You’re not difficult; you’re simply mean , a friend of Bowles once said to him. Bowles reflected: I’ve thought about it for some years, and have decided he was probably right. The meanness however is not personal; it’s just New England parsimony, and I’ve never questioned its correctness.

“Do you think he’s happy here?”

“You can’t ask that question now,” Choukri said. “You should have asked him that thirty years ago.”

We stood at the bar, drinking beer. The beer slopped on my little notebook. I had been interrupted writing about Bowles. Now there was more — this sudden encounter with one of Bowles’s oldest friends in Morocco. It was dreamlike, too. All those names: Gertrude Stein, Aaron Copland, the Duke of Pembroke, William Burroughs, Jean Genet — familiar and intrusive and unreal in this smoky Tangerine bar, another unlikely interlude in the hello-good-bye of travel.

“He is a nihilist,” Choukri said.

That seemed to sum him up, the man who had once owned an island and visited Wilton Manor; who now stubbornly lived in one room, warmed by a blowtorch.

“Did Tangier do that to him?”

“Tangier is a mysterious city,” Choukri said. “When you solve the mystery it is time to leave.”

I could not have imagined a better exit line to serve my departure — from Tangier, from Morocco, from the Mediterranean.
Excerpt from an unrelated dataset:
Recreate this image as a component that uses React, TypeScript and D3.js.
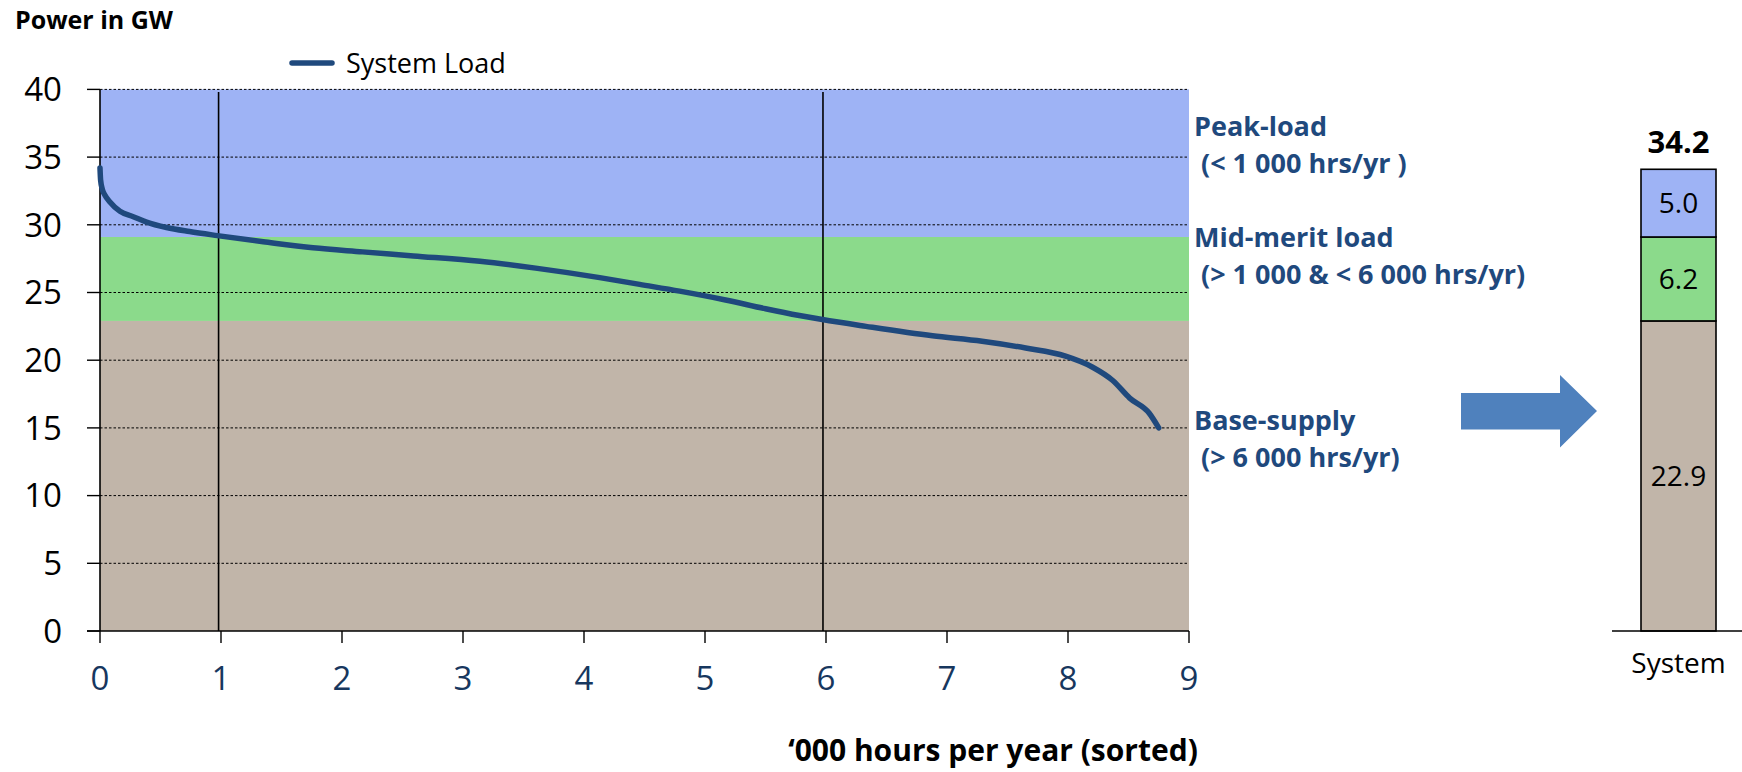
import React from "react";
import * as d3 from "d3";

// ---- data ----
const hoursK: number[] = [0, 0.005, 0.02, 0.04, 0.08, 0.165, 0.275, 0.385, 0.55, 0.74, 0.97, 1.35, 1.76, 2.17, 2.59, 3.14, 3.6, 4.13, 4.46, 4.79, 5.17, 5.5, 5.78, 5.97, 6.33, 6.88, 7.29, 7.65, 7.98, 8.2, 8.37, 8.51, 8.67, 8.75];
const loadGW: number[] = [34.2, 33.3, 32.6, 32.2, 31.7, 31.0, 30.6, 30.2, 29.8, 29.5, 29.2, 28.75, 28.3, 28.0, 27.7, 27.3, 26.8, 26.1, 25.6, 25.1, 24.45, 23.8, 23.3, 23.0, 22.5, 21.8, 21.4, 20.9, 20.3, 19.5, 18.5, 17.2, 16.1, 15.0];

const xTicks: number[] = [0, 1, 2, 3, 4, 5, 6, 7, 8, 9];
const yTicks: number[] = [0, 5, 10, 15, 20, 25, 30, 35, 40];
const dividers: number[] = [0.98, 5.975];

const segNames: string[] = ["Base-supply", "Mid-merit load", "Peak-load"];
const segValues: number[] = [22.9, 6.2, 5.0];
const segColors: string[] = ["#C1B5A9", "#8BDA8B", "#9EB3F5"];
const segNotes: string[] = ["(> 6 000 hrs/yr)", "(> 1 000 & < 6 000 hrs/yr)", "(< 1 000 hrs/yr )"];
const barCategory = "System";
const barTotal = 34.2;

const FONT = "'Open Sans', 'DejaVu Sans', sans-serif";
const NAVY = "#1F497D";

export default function App() {
  const x = d3.scaleLinear().domain([0, 9]).range([100, 1189]);
  const y = d3.scaleLinear().domain([0, 40]).range([631, 89.4]);

  const cum: number[] = [];
  segValues.reduce((acc, v, i) => { cum[i] = acc + v; return acc + v; }, 0);
  const lower = (i: number) => (i === 0 ? 0 : cum[i - 1]);
  const bandTop = (i: number) => (i === segValues.length - 1 ? 40 : cum[i]);

  const line = d3.line<number>()
    .x((_, i) => x(hoursK[i]))
    .y((d) => y(d))
    .curve(d3.curveMonotoneX);

  const barX0 = 1641;
  const barX1 = 1716;
  const barCx = (barX0 + barX1) / 2;

  // annotation baselines (first line) per segment: base, mid, peak
  const noteY = [430, 247, 136];

  return (
    <svg width={1742} height={772} style={{ position: "absolute", left: 0, top: 0 }} fontFamily={FONT}>
      <rect x={0} y={0} width={1742} height={772} fill="#fff" />
      {/* bands */}
      {segValues.map((v, i) => (
        <rect key={"b" + i} x={x(0)} width={x(9) - x(0)} y={y(bandTop(i))} height={y(lower(i)) - y(bandTop(i))} fill={segColors[i]} />
      ))}
      {/* gridlines */}
      {yTicks.filter((t) => t > 0).map((t) => (
        <line key={"g" + t} x1={x(0)} x2={x(9)} y1={y(t)} y2={y(t)} stroke="#000" strokeWidth={1} strokeDasharray="2.5,2" />
      ))}
      {/* dividers */}
      {dividers.map((d) => (
        <line key={"d" + d} x1={x(d)} x2={x(d)} y1={y(39.8)} y2={y(0)} stroke="#000" strokeWidth={1.6} />
      ))}
      {/* axes */}
      <line x1={x(0)} x2={x(0)} y1={y(40)} y2={y(0)} stroke="#000" strokeWidth={1.6} />
      <line x1={87} x2={x(9)} y1={y(0)} y2={y(0)} stroke="#000" strokeWidth={1.6} />
      {yTicks.map((t) => (
        <g key={"yt" + t}>
          <line x1={87} x2={x(0)} y1={y(t)} y2={y(t)} stroke="#000" strokeWidth={1.4} />
          <text x={62} y={y(t)} dy="0.36em" textAnchor="end" fontSize={33} fill="#000">{t}</text>
        </g>
      ))}
      {xTicks.map((t) => (
        <g key={"xt" + t}>
          <line x1={x(t)} x2={x(t)} y1={y(0)} y2={643} stroke="#000" strokeWidth={1.4} />
          <text x={x(t)} y={690} textAnchor="middle" fontSize={33} fill="#17375E">{t}</text>
        </g>
      ))}
      {/* load curve */}
      <path d={line(loadGW) || ""} fill="none" stroke={NAVY} strokeWidth={5.5} strokeLinecap="round" strokeLinejoin="round" />

      {/* titles */}
      <text x={15} y={29} fontSize={25} fontWeight="bold" fill="#000">Power in GW</text>
      <text x={993} y={761} textAnchor="middle" fontSize={30} fontWeight="bold" fill="#000">‘000 hours per year (sorted)</text>

      {/* legend */}
      <line x1={292} x2={332} y1={63} y2={63} stroke={NAVY} strokeWidth={5.5} strokeLinecap="round" />
      <text x={346} y={73} fontSize={27} fill="#000">System Load</text>

      {/* annotations */}
      {segNames.map((n, i) => (
        <g key={"n" + i} fontWeight="bold" fill={NAVY} fontSize={27}>
          <text x={1194} y={noteY[i]}>{n}</text>
          <text x={1194} y={noteY[i] + 37} xmlSpace="preserve" style={{ whiteSpace: "pre" }}>{" " + segNotes[i]}</text>
        </g>
      ))}

      {/* arrow */}
      <path d="M1461,393 L1560,393 L1560,375 L1597,411 L1560,447.5 L1560,429.5 L1461,429.5 Z" fill="#4F81BD" />

      {/* stacked bar */}
      {segValues.map((v, i) => (
        <g key={"s" + i}>
          <rect x={barX0} width={barX1 - barX0} y={y(lower(i) + v)} height={y(lower(i)) - y(lower(i) + v)} fill={segColors[i]} stroke="#000" strokeWidth={1.6} />
          <text x={barCx} y={(y(lower(i)) + y(lower(i) + v)) / 2} dy="0.36em" textAnchor="middle" fontSize={28} fill="#000">{v.toFixed(1)}</text>
        </g>
      ))}
      <text x={barCx} y={153} textAnchor="middle" fontSize={31} fontWeight="bold" fill="#000">{barTotal.toFixed(1)}</text>
      <line x1={1612} x2={1742} y1={y(0)} y2={y(0)} stroke="#000" strokeWidth={1.6} />
      <text x={barCx} y={673} textAnchor="middle" fontSize={28} fill="#000">{barCategory}</text>
    </svg>
  );
}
But the line vanished from my mind the next morning as I boarded the ferry Boughaz for the trip across the Straits.

I was thinking of how there was an aspect of Mediterranean travel that was like museum-going, the shuffling, the squinting, the echoes, the dust, the dubious treasures. You were supposed to be reverential. But even in the greatest museums I had been distracted, and found myself gazing out of museum windows at traffic or trees, or at other museum-goers; places like that were always the haunt of lovers on rainy Sundays. Instead of pictures, I often looked at the guards, the men or women in chairs at the entrances to rooms, the way they stifled yawns, their watchful eyes, their badges. No museum guard ever resembles a museum-goer, and my Mediterranean was like that.